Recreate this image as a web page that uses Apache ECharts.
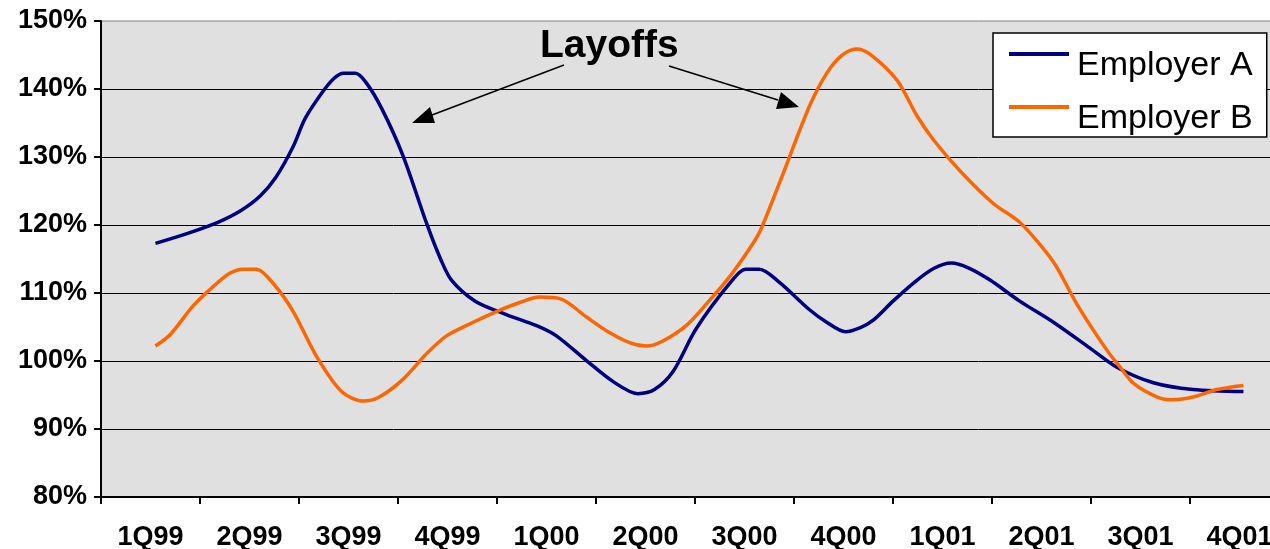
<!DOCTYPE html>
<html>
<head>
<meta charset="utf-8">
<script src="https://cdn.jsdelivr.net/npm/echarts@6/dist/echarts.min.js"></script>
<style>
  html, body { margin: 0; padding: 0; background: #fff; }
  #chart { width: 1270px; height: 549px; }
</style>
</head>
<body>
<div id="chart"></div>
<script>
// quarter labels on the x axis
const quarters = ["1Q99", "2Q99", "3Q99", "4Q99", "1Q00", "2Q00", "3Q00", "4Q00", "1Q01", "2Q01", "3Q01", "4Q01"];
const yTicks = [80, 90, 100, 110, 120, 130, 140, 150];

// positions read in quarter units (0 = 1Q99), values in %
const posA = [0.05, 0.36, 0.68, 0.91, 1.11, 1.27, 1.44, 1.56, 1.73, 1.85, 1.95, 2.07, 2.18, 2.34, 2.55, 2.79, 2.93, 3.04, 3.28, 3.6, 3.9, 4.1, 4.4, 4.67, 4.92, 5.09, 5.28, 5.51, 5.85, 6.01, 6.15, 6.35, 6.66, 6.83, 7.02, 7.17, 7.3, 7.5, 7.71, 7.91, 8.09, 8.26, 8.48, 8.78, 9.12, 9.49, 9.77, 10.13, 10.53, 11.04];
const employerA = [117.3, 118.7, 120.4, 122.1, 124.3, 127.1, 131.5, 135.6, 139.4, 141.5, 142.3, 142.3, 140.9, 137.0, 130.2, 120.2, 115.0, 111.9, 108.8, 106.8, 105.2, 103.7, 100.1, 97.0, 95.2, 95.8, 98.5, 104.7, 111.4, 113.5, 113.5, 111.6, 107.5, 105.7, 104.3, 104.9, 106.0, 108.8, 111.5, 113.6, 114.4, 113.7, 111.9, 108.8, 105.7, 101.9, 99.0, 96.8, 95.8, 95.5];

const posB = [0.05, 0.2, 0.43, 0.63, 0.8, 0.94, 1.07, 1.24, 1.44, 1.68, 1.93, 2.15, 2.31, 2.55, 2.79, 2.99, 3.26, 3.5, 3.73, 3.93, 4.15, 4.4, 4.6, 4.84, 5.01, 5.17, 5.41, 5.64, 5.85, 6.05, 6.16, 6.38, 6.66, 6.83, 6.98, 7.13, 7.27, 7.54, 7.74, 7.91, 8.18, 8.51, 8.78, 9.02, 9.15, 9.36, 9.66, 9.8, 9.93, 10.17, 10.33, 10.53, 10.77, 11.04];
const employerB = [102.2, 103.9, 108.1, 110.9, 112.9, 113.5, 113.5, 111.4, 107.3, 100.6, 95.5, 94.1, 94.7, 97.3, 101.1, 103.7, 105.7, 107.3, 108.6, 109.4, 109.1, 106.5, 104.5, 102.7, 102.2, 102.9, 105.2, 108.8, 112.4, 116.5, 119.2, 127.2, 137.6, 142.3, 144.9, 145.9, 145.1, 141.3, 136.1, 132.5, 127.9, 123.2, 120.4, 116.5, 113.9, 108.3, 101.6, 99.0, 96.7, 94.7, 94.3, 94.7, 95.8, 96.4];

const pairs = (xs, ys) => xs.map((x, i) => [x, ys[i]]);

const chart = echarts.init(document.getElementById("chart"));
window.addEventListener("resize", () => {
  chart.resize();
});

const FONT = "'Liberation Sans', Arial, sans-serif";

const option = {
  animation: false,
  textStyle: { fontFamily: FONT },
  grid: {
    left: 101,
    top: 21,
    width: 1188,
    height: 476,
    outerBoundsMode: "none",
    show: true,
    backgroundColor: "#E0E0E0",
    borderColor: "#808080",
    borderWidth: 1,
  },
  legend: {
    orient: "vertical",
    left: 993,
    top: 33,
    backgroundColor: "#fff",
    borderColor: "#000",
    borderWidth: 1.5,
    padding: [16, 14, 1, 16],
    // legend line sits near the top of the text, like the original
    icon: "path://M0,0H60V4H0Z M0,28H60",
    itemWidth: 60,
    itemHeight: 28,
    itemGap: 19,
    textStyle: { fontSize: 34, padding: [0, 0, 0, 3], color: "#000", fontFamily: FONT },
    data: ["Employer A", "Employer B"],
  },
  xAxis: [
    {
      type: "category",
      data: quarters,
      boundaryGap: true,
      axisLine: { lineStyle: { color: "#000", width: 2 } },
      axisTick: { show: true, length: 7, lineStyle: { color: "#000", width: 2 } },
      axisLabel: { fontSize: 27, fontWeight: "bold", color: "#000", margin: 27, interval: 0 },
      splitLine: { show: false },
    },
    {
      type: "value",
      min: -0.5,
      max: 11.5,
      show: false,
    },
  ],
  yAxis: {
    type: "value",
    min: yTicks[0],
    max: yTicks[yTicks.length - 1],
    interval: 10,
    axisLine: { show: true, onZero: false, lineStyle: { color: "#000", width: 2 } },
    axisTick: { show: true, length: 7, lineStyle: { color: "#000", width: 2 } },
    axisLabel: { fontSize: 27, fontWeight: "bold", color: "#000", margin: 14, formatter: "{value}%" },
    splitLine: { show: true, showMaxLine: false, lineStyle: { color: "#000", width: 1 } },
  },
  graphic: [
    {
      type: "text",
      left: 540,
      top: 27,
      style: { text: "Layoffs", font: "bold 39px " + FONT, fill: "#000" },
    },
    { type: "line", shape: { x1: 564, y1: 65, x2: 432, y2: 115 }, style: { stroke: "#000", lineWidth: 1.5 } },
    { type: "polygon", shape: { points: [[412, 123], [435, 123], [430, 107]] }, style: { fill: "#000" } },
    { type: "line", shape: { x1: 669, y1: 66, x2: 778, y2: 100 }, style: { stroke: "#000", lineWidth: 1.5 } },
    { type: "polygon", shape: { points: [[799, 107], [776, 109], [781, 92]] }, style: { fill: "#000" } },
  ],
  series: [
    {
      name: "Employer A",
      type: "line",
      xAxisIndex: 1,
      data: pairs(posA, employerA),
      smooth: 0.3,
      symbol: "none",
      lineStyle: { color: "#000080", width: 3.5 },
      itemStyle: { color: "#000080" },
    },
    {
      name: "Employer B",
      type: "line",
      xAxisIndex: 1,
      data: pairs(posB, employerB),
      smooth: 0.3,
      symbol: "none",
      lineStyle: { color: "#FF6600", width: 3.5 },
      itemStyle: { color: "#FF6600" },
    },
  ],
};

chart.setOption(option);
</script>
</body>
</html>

▶ **STATED GOAL**
In the data above, please extract the lines from the first one through the line with "const yTicks = [80, 90, 100, 110, 120, 130, 140, 150];", exactly, and keep pictures out.

▶ **REPLY TO THE EXERCISE**
Recreate this image as a web page that uses Apache ECharts.
<!DOCTYPE html>
<html>
<head>
<meta charset="utf-8">
<script src="https://cdn.jsdelivr.net/npm/echarts@6/dist/echarts.min.js"></script>
<style>
  html, body { margin: 0; padding: 0; background: #fff; }
  #chart { width: 1270px; height: 549px; }
</style>
</head>
<body>
<div id="chart"></div>
<script>
// quarter labels on the x axis
const quarters = ["1Q99", "2Q99", "3Q99", "4Q99", "1Q00", "2Q00", "3Q00", "4Q00", "1Q01", "2Q01", "3Q01", "4Q01"];
const yTicks = [80, 90, 100, 110, 120, 130, 140, 150];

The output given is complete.